Former London

Former London

Author suggests improvements to help rejuvenate Nanaimo

NANAIMO – Vibrant city needed to attract talent and keep talent.

Nanaimo should consider hosting a high-tech summit, constructing a respectable sports and entertainment facility, and planting thousands of trees in the downtown core in an effort to rejuvenate itself.

Those were some ideas that international author Gordon Hume suggested Nanaimo consider during a presentation hosted by the Greater Nanaimo Chamber of Commerce last week at the Shaw Auditorium.

Hume’s presentation touched on a number of areas on which Nanaimo could improve, but the focus was mainly the city’s need to re-energize its downtown core to attract tech companies and young people.

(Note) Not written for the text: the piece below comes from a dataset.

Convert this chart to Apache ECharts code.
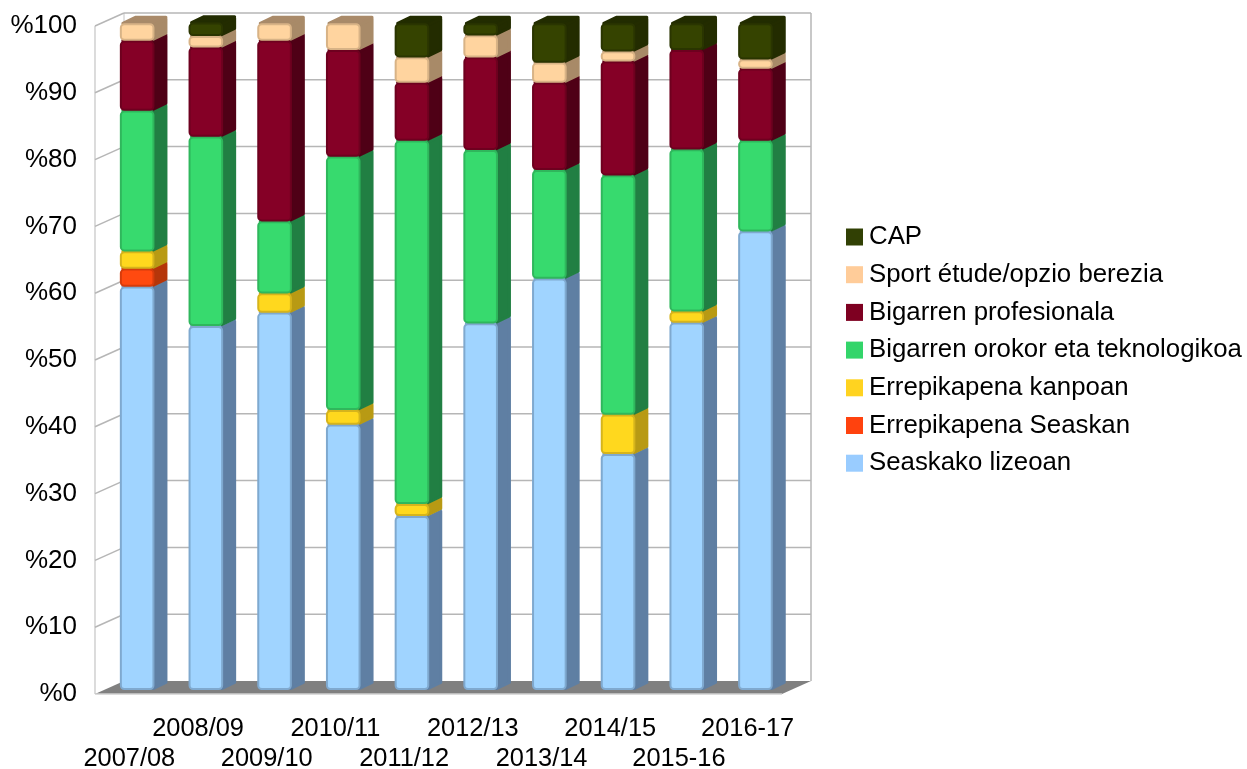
<!DOCTYPE html>
<html><head><meta charset="utf-8">
<style>html,body{margin:0;padding:0;background:#fff}#c{width:1247px;height:769px}</style>
<script src="https://cdn.jsdelivr.net/npm/echarts@6/dist/echarts.min.js"></script>
</head><body><div id="c"></div>
<script>
const categories = ['2007/08','2008/09','2009/10','2010/11','2011/12','2012/13','2013/14','2014/15','2015-16','2016-17'];
const yTicks = [0,10,20,30,40,50,60,70,80,90,100];
const seaskakoLizeoan = [60.5,54.6,56.6,39.8,26.1,55.0,61.7,35.4,55.1,68.8];
const errepikapenaSeaskan = [2.7,0,0,0,0,0,0,0,0,0];
const errepikapenaKanpoan = [2.6,0,2.9,2.2,1.8,0,0,5.9,1.7,0];
const bigarrenOrokor = [21.1,28.4,10.8,38.0,54.5,26.0,16.3,35.9,24.3,13.6];
const bigarrenProfesionala = [10.5,13.4,27.1,16.0,8.7,13.9,13.1,17.1,14.9,10.8];
const sportEtude = [2.6,1.7,2.6,4.0,3.8,3.3,3.0,1.5,0,1.4];
const cap = [0,2.0,0,0,5.1,1.8,5.9,4.2,4.0,5.4];

const names = ['Seaskako lizeoan','Errepikapena Seaskan','Errepikapena kanpoan','Bigarren orokor eta teknologikoa','Bigarren profesionala','Sport étude/opzio berezia','CAP'];
const values = [seaskakoLizeoan,errepikapenaSeaskan,errepikapenaKanpoan,bigarrenOrokor,bigarrenProfesionala,sportEtude,cap];
const legendColors = ['#99ccff','#ff420e','#ffd320','#33d56a','#7e0021','#ffcc99','#314004'];
const frontColors = ['#a0d4ff','#ff4a10','#ffd81e','#37da6e','#850026','#ffd49f','#354300'];
const edgeColors = ['#7fa9cf','#d63c0c','#d6b41c','#2fb75c','#6e001f','#d8b386','#2a3500'];
const sideColors = ['#5f7fa3','#b5360a','#b89a14','#217f43','#4f0016','#a88a68','#232c00'];
const topColors = ['#7ea6cc','#cc3d0b','#c9a816','#2aa555','#600019','#a98a69','#222c00'];

const FONT = '"Liberation Sans"';
const DEPTH_X = 29, DEPTH_Y = 13;
const BAR_SHIFT_X = 7.8, BAR_SHIFT_Y = 4, BAR_W = 32.6, SIDE_X = 12.5, SIDE_Y = 6, BAR_YS = 0.998;

function wallItem(params, api) {
  const cs = params.coordSys;
  const y = api.coord([0, api.value(1)])[1];
  const L = cs.x, R = cs.x + cs.width, T = cs.y, B = cs.y + cs.height;
  const kids = [];
  const grid = '#b6b6b6';
  if (params.dataIndex === 0) {
    kids.push({type:'polygon',shape:{points:[[L,B],[L+DEPTH_X,B-DEPTH_Y],[R+DEPTH_X,B-DEPTH_Y],[R,B]]},style:{fill:'#808080'}});
    kids.push({type:'line',shape:{x1:L,y1:B,x2:R,y2:B},style:{stroke:'#d0d0d0',lineWidth:1.5}});
    kids.push({type:'line',shape:{x1:L,y1:T,x2:L,y2:B},style:{stroke:'#c4c4c4',lineWidth:1.2}});
    kids.push({type:'line',shape:{x1:L+DEPTH_X,y1:T-DEPTH_Y,x2:L+DEPTH_X,y2:B-DEPTH_Y},style:{stroke:'#c4c4c4',lineWidth:1}});
    kids.push({type:'line',shape:{x1:R+DEPTH_X,y1:T-DEPTH_Y,x2:R+DEPTH_X,y2:B-DEPTH_Y},style:{stroke:grid,lineWidth:1.5}});
  } else {
    kids.push({type:'line',shape:{x1:L,y1:y,x2:L+DEPTH_X,y2:y-DEPTH_Y},style:{stroke:grid,lineWidth:1.5}});
    kids.push({type:'line',shape:{x1:L+DEPTH_X,y1:y-DEPTH_Y,x2:R+DEPTH_X,y2:y-DEPTH_Y},style:{stroke:grid,lineWidth:1.5}});
  }
  return {type:'group',children:kids};
}

function barItem(k) {
  return function (params, api) {
    const base = api.coord([api.value(0), 0]);
    const a = api.coord([api.value(0), api.value(1)]);
    const b = api.coord([api.value(0), api.value(2)]);
    const y0 = base[1] - BAR_SHIFT_Y;
    const yBot = y0 + (a[1] - base[1]) * BAR_YS;
    const yTop = y0 + (b[1] - base[1]) * BAR_YS;
    const x1 = base[0] + BAR_SHIFT_X - BAR_W / 2, x2 = x1 + BAR_W;
    const side = [[x2,yTop+1.5],[x2+SIDE_X,yTop-SIDE_Y+1.5],[x2+SIDE_X,yBot-SIDE_Y-1.5],[x2,yBot-1.5]];
    const top = [[x1+2,yTop],[x1+SIDE_X+2,yTop-SIDE_Y],[x2+SIDE_X,yTop-SIDE_Y],[x2,yTop]];
    const gap = 0.9;
    return {type:'group',children:[
      {type:'polygon',shape:{points:top},style:{fill:topColors[k],stroke:topColors[k],lineWidth:3,lineJoin:'round'}},
      {type:'polygon',shape:{points:side},style:{fill:sideColors[k],stroke:sideColors[k],lineWidth:3,lineJoin:'round'}},
      {type:'rect',shape:{x:x1,y:yTop+gap,width:BAR_W,height:Math.max(1,yBot-yTop-gap*2),r:3.5},style:{fill:frontColors[k],stroke:edgeColors[k],lineWidth:2}}
    ]};
  };
}

const series = [{
  type:'custom',name:'walls',silent:true,clip:false,z:1,
  encode:{x:0,y:1},
  data:yTicks.map(t=>[0,t]),
  renderItem:wallItem
}];
names.forEach((name,k)=>{
  const rows=[];
  values[k].forEach((v,i)=>{
    const start=values.slice(0,k).reduce((s,arr)=>s+arr[i],0);
    if(v>0) rows.push([i,start,start+v]);
  });
  series.push({type:'custom',name,silent:true,clip:false,z:2+k,
    itemStyle:{color:legendColors[k]},
    encode:{x:0,y:[1,2]},data:rows,renderItem:barItem(k)});
});

const chart = echarts.init(document.getElementById('c'),null,{renderer:'canvas'});
chart.setOption({
  animation:false,
  backgroundColor:'#fff',
  textStyle:{fontFamily:FONT},
  grid:{left:95,top:26,width:687,height:668,containLabel:false,outerBoundsMode:'none'},
  xAxis:{type:'category',data:categories,
    axisLine:{show:false},axisTick:{show:false},splitLine:{show:false},
    axisLabel:{interval:0,rotate:0,hideOverlap:false,margin:20,color:'#000',fontFamily:FONT,fontSize:25.4,lineHeight:30,
      formatter:(v,i)=> i%2===0 ? '\n'+v : v}},
  yAxis:{type:'value',min:0,max:100,interval:10,
    axisLine:{show:false},axisTick:{show:false},splitLine:{show:false},
    axisLabel:{margin:18,color:'#000',fontFamily:FONT,fontSize:26,formatter:'%{value}'}},
  legend:{orient:'vertical',left:846,top:224,padding:0,itemWidth:17,itemHeight:17,itemGap:11.7,
    icon:'rect',selectedMode:false,
    data:names.slice().reverse(),
    textStyle:{fontFamily:FONT,fontSize:25.8,color:'#000',lineHeight:17,padding:[0,0,0,1]}},
  series
});
</script></body></html>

“You have to be a fully connected city, socially, technologically and physically. If you aren’t connected as a city, then you aren’t going to attract as many young people, those smart young people who are going to create jobs and companies and futures around the world,” Hume said.

Although he highlighted some positives, such as the Harbourfront Walkway, he didn’t shy away from criticism, calling the city’s downtown “really boring.”

“You have so many good things but you need some more,” he said. “I was walking back to the hotel and the streets were not full. I have to tell you of downtown Nanaimo – you need to get some energy.”

Hume, a former city councillor in London, Ont., explained that Nanaimo must develop strong infrastructure of all types and revitalize its downtown core in order to capture young talent. He said there are too many graduating students from Vancouver Island University leaving Nanaimo for another city to find work.

“To keep those bright young grads that are being produced out of VIU, Nanaimo has to offer great job possibilities, great infrastructure, great quality of life,” he said.

Hume also noted recent events at city hall and Nanaimo Economic Development Corporation and stressed the importance of strong civic leadership as well as stability.

“Municipalities are the first responders of government. Their decisions increasingly influence the economy, the public realm of that municipality and how those blend together,” he said. “That’s why the economic development situation and the reports about the lack of stability at your city council are troubling to many people.”

He said civic leaders need to have the courage to push their community forward and should not be afraid to make bold decisions, adding that they should also be able to come up with “game changing” ideas.

“This is a time for great leadership,” Hume said.